Fleeing has become increasingly difficult, as the jihadis try to keep people in. Unable to get permission to leave, Naef al-Asaad (55) paid a smuggler $150 per (€140) person to get 10 members of his family from the Isis-held town of Shadadi to the Turkish border. On the way, one person stepped on a land mine, causing a blast that killed Asaad’s daughter, her husband, two of their children and one other relative, he said.

“Isis would not let us leave,” Asaad said. “They said, ‘You are going to the infidels.’”

The group still terrifies those who have lived under it, and many who have sought refuge in southern Turkey fear that Islamic State agents there will target them for criticising the group. They spoke on the condition of anonymity.

Even some who had much to gain from the jihadis’ rule had little interest in staying. The former oil technician said he had earned $150 per month from the Syrian government before his salary was cut in March. Islamic State then hired him to work in the same oil field, he said, first paying him $450 per month, then $675.

He said they paid him well because they had few others who could do his job. They even caught him smoking at work once – a punishable offense for the jihadis – but let him off with a warning. But it bothered him that his children had no school to attend, and he worried that he could be forced to work in Iraq. So he paid a smuggler to get him, his wife and their three children to Turkey. They recently arrived in Greece by boat, hoping to continue to Germany.

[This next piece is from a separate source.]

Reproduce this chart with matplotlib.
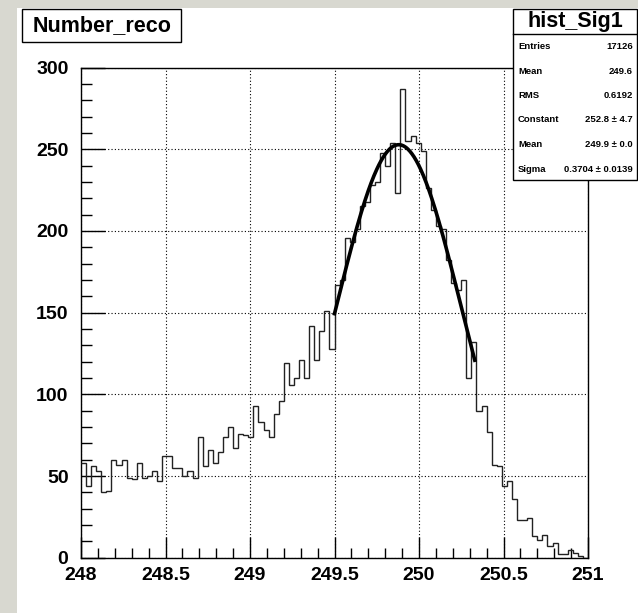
import numpy as np
import matplotlib
matplotlib.use("Agg")
import matplotlib.pyplot as plt
from matplotlib.patches import Rectangle
from matplotlib.lines import Line2D
from matplotlib.ticker import MultipleLocator

plt.rcParams['font.family'] = ['Liberation Sans', 'DejaVu Sans']
plt.rcParams['font.weight'] = 'bold'

# histogram: 100 bins from 248 to 251
x_min, x_max, n_bins = 248.0, 251.0, 100
counts = [58, 44, 56, 53, 40, 41, 60, 57, 60, 49,
          48, 58, 49, 50, 53, 47, 62, 62, 55, 55,
          50, 53, 49, 74, 56, 66, 58, 65, 74, 80,
          67, 76, 75, 74, 93, 83, 78, 74, 88, 96,
          119, 106, 110, 121, 110, 142, 121, 139, 151, 128,
          167, 170, 196, 193, 201, 215, 218, 228, 230, 248,
          240, 254, 223, 287, 255, 258, 254, 249, 226, 213,
          203, 201, 182, 168, 164, 170, 110, 132, 90, 93,
          77, 57, 56, 44, 47, 36, 23, 23, 24, 13,
          11, 14, 7, 9, 2, 2, 5, 3, 1, 0]

# gaussian fit result (from stats box)
fit_const = 252.8
fit_mean = 249.88
fit_sigma = 0.3704
fit_lo, fit_hi = 249.5, 250.33

stat_names = ["Entries", "Mean", "RMS", "Constant", "Mean", "Sigma"]
stat_values = ["17126", "249.6", "0.6192", "252.8 \u00b1 4.7", "249.9 \u00b1 0.0", "0.3704 \u00b1 0.0139"]

W, H = 638, 613
fig = plt.figure(figsize=(W / 100, H / 100), dpi=100)
fig.patch.set_facecolor('#d8d8d0')
# white canvas
fig.add_artist(Rectangle((17 / W, 0), 1 - 17 / W, 1 - 8 / H, transform=fig.transFigure,
                         facecolor='white', edgecolor='none', zorder=0))

ax = fig.add_axes([81 / W, 1 - 557.7 / H, (588 - 81) / W, (557.7 - 67.6) / H])
ax.set_facecolor('white')

edges = np.linspace(x_min, x_max, n_bins + 1)
ax.stairs(counts, edges, baseline=None, color='#222222', lw=1.0, zorder=3)

xf = np.linspace(fit_lo, fit_hi, 200)
yf = fit_const * np.exp(-0.5 * ((xf - fit_mean) / fit_sigma) ** 2)
ax.plot(xf, yf, color='black', lw=2.6, zorder=4)

ax.set_xlim(x_min, x_max)
ax.set_ylim(0, 300)
ax.xaxis.set_major_locator(MultipleLocator(0.5))
ax.xaxis.set_minor_locator(MultipleLocator(0.1))
ax.yaxis.set_major_locator(MultipleLocator(50))
ax.yaxis.set_minor_locator(MultipleLocator(10))
ax.set_xticks(np.arange(248, 251.01, 0.5))
ax.set_xticklabels(["248", "248.5", "249", "249.5", "250", "250.5", "251"])

ax.tick_params(axis='both', which='both', direction='in', top=False, right=False,
               color='black', width=1.0, labelsize=14)
ax.tick_params(axis='y', which='major', length=17, pad=9)
ax.tick_params(axis='y', which='minor', length=8)
ax.tick_params(axis='x', which='major', length=15, pad=7)
ax.tick_params(axis='x', which='minor', length=7)
for lab in ax.get_xticklabels() + ax.get_yticklabels():
    lab.set_fontweight('bold')

ax.grid(True, which='major', linestyle=(0, (1, 2)), color='black', lw=0.8)
ax.set_axisbelow(True)
for s in ax.spines.values():
    s.set_color('black')
    s.set_linewidth(1.0)

# title box
fig.add_artist(Rectangle((22 / W, 1 - 42 / H), (181 - 22) / W, (42 - 9) / H,
                         transform=fig.transFigure, facecolor='white',
                         edgecolor='black', lw=1.0, zorder=5))
fig.text(102 / W, 1 - 25.5 / H, "Number_reco", fontsize=15.5, fontweight='bold',
         ha='center', va='center', zorder=6)

# stats box
bx0, bx1, by0, by1 = 513, 637, 9, 180
fig.add_artist(Rectangle((bx0 / W, 1 - by1 / H), (bx1 - bx0) / W, (by1 - by0) / H,
                         transform=fig.transFigure, facecolor='white',
                         edgecolor='black', lw=1.0, zorder=5))
fig.add_artist(Line2D([bx0 / W, bx1 / W], [1 - 33.5 / H, 1 - 33.5 / H],
                      transform=fig.transFigure, color='black', lw=1.0, zorder=6))
fig.text((bx0 + bx1) / 2 / W, 1 - 21 / H, "hist_Sig1", fontsize=15.5, fontweight='bold',
         ha='center', va='center', zorder=6)
row_y = [46.7, 71, 95.7, 119.5, 144.3, 170]
for name, val, yy in zip(stat_names, stat_values, row_y):
    fig.text(518 / W, 1 - yy / H, name, fontsize=6.8, fontweight='bold',
             ha='left', va='center', zorder=6)
    fig.text(633 / W, 1 - yy / H, val, fontsize=6.8, fontweight='bold',
             ha='right', va='center', zorder=6)

fig.savefig("out.png", dpi=100)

Another technician who worked in a natural gas field said he and his colleagues kept working when the jihadis seized their plant, carrying out orders their boss received from Islamic State. “Our job was to open this and connect that,” he said. “Who is in charge? We don’t ask.” But the plant had been damaged in the war, and instead of producing refined gas products like they used to, they sent a much smaller amount of unrefined gas to the Syrian government. He did not know what the jihadis received in return.

Like many, he said that the jihadis’ promises of statehood had failed to materialize. “Public support is important, and they don’t have it,” he said. “People heard good words from them but didn’t see anything good come out of it.”